I already accept Jesus as a moralist and teacher with few equals, and one whose humanist philosophy I endeavor to follow in my own way; were it shown that the gospels are entirely factual, I would add ‘savior’ with a small s to those titles. That doesn’t make him a Savior, and it doesn’t mean I have an immortal soul to be saved – though both are, I suppose, possible.
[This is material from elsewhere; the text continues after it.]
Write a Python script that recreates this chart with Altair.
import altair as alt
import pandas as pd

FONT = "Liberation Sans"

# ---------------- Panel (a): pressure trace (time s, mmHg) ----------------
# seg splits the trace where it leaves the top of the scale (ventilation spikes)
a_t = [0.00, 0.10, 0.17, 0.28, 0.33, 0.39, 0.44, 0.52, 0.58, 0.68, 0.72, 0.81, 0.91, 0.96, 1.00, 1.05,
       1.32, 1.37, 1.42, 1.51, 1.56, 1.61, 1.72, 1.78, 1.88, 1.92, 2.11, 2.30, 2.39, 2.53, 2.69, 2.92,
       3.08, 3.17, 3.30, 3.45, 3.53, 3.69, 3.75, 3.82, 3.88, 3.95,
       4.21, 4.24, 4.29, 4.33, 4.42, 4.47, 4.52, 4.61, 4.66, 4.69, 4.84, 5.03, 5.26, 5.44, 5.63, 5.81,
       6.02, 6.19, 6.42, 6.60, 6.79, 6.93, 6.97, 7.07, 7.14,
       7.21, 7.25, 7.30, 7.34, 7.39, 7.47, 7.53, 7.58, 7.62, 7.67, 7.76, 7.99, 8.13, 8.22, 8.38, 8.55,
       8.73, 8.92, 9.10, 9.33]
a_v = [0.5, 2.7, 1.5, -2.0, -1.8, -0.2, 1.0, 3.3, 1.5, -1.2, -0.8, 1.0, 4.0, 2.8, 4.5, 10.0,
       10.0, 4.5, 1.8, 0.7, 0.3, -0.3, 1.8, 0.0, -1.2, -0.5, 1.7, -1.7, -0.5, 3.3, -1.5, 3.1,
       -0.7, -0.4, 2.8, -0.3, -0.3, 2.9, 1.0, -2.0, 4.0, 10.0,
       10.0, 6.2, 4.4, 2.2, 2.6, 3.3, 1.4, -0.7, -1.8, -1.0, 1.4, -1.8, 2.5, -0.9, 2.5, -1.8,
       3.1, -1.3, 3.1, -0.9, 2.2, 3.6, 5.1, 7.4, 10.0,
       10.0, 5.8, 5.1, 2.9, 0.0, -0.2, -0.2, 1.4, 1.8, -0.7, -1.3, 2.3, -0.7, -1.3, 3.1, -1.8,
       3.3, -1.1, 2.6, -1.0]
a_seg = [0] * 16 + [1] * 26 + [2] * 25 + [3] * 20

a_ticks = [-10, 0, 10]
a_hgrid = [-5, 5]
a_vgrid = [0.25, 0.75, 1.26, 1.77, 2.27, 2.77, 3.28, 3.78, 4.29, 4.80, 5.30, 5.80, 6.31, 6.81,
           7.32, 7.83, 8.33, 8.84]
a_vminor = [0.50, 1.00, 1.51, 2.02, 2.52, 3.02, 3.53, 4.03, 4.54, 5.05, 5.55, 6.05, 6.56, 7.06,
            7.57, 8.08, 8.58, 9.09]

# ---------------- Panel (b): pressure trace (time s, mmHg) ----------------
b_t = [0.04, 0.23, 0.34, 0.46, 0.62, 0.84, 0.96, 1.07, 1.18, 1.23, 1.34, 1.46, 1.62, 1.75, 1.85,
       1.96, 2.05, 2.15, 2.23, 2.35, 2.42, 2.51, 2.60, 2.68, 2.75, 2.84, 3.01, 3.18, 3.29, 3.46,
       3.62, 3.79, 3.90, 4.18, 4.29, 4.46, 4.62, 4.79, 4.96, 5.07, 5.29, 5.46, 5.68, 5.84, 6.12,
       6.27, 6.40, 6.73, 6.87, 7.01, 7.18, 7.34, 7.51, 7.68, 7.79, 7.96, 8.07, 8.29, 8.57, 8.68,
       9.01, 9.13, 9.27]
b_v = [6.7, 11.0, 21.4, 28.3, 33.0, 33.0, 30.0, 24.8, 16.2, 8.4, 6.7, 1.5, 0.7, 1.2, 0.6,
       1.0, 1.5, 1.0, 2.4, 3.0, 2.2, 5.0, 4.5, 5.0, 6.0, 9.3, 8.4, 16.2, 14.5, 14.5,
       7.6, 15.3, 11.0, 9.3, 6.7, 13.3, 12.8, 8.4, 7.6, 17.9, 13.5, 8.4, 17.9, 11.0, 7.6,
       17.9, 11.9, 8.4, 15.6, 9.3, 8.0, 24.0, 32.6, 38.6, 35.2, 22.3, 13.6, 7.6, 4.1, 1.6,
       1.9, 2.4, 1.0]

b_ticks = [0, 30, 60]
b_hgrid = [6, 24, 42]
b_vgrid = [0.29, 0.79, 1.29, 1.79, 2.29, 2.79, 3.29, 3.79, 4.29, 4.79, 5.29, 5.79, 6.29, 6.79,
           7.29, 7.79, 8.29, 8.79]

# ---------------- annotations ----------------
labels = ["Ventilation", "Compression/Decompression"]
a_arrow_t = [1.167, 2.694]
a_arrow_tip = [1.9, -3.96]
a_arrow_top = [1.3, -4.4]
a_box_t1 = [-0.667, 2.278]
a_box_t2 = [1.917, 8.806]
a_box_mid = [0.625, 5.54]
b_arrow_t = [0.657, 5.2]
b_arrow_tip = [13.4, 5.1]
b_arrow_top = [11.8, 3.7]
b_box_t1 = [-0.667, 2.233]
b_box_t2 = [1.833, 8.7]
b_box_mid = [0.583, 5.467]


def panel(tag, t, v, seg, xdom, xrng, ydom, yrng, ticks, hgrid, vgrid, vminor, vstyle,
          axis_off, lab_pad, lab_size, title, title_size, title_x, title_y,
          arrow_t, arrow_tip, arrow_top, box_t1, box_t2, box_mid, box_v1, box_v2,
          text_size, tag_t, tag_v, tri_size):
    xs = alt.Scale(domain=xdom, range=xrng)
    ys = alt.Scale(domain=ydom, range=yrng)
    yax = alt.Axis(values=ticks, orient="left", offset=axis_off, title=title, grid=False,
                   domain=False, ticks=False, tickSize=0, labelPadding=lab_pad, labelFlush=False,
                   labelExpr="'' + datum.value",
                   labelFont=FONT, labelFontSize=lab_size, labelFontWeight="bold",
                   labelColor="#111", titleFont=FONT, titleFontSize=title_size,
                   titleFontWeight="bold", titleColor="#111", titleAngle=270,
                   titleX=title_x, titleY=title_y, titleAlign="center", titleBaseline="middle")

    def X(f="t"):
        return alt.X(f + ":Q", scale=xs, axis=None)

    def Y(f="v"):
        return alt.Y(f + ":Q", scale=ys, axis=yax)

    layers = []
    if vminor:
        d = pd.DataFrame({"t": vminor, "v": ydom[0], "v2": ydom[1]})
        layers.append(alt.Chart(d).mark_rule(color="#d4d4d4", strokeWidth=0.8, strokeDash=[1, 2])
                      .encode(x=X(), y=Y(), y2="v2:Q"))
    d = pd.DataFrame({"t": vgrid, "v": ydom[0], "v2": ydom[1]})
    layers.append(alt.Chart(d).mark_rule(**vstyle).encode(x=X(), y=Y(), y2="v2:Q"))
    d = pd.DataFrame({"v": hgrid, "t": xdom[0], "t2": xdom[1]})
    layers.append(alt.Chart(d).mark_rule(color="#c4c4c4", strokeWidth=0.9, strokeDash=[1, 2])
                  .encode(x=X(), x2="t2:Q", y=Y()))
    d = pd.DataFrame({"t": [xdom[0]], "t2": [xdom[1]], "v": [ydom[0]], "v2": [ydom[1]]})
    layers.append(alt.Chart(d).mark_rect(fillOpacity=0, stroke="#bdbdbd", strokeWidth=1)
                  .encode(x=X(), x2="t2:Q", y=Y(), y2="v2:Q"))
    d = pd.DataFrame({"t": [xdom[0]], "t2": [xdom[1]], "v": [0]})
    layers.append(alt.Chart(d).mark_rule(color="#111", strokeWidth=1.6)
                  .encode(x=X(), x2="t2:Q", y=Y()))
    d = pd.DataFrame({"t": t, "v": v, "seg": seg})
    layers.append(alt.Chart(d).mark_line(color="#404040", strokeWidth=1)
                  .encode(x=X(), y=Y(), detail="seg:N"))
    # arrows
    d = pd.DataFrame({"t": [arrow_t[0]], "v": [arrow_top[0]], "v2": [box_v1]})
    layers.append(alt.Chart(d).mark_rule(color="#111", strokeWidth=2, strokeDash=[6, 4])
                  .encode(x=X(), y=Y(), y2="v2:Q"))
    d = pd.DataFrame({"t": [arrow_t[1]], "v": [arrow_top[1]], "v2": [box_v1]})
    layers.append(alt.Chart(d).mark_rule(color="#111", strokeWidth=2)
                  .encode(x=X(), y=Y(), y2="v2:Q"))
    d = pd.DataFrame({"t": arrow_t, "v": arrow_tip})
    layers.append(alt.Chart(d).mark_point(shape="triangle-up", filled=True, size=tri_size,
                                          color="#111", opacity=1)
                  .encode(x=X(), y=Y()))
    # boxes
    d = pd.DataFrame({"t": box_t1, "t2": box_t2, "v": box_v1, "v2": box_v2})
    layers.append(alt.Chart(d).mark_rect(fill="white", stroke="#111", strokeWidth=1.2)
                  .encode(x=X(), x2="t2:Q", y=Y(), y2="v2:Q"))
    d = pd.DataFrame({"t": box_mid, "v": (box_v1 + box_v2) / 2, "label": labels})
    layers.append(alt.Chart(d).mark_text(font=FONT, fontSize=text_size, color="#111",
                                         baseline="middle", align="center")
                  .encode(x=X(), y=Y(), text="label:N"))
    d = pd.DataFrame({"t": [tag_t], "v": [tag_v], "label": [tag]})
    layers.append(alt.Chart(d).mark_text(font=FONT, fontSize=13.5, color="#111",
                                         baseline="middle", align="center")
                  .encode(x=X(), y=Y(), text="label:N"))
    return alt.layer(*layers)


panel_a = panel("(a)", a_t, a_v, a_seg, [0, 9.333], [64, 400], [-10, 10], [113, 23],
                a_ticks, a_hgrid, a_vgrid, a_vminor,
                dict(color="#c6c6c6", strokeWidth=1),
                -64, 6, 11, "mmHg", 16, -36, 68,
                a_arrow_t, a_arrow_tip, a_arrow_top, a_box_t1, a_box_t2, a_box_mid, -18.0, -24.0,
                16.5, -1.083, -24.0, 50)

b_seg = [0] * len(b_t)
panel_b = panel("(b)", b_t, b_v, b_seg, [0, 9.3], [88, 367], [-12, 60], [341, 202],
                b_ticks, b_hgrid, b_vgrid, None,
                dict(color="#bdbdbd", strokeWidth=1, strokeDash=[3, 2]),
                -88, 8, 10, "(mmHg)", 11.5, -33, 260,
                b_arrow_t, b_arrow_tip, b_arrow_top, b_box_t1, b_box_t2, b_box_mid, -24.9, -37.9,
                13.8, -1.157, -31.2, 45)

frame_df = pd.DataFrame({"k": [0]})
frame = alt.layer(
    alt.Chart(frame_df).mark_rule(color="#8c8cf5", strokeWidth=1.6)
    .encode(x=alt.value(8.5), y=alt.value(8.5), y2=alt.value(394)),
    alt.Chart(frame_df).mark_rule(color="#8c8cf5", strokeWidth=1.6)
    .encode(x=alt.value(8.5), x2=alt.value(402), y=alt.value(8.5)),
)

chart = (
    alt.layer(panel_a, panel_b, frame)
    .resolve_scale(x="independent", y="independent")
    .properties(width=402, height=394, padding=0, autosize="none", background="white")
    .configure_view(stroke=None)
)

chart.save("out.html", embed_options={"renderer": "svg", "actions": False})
So if you have a time machine, let’s go already! :slight_smile:


#18

What do you mean ‘just’ a good man? There is no ‘just’ about it. There are few enough good men; how can you have the hubris to belittle them as merely good, as if that is not enough?


#19

Mirdath,

Why would you waste your time following just a moralist teacher? There are plenty of other things to be doing if all you are going to do is declare Jesus “just a moralist teacher”. It’s not what he declared himself to be. He is either the Son of God or he is not. If he is not, then you are just wasting your time. But if he is, then you are really wasting your time!

Regards,

John Hughes


#20

Following someone who had some great ideas and insight is no waste of time, even if he was only human. Picking up on Newton, Einstein, Watson and Crick, and Turing are things I’m sure have paid off for you!

In matters of morals and ethics, why should I not look to those I – and many, many others – think have had good things to say on the subject? Why should I not try to be the best person I can, and take advice from known masters of the subject? I do not speak only of Jesus of Nazareth here, but Socrates, Siddartha, Lao Tzu, Chuang Tzu, Confucius, Immanuel Kant, Thomas Hobbes, even Friedrich Nietzsche. Why should I not seek out advice to overcome my many faults and failings?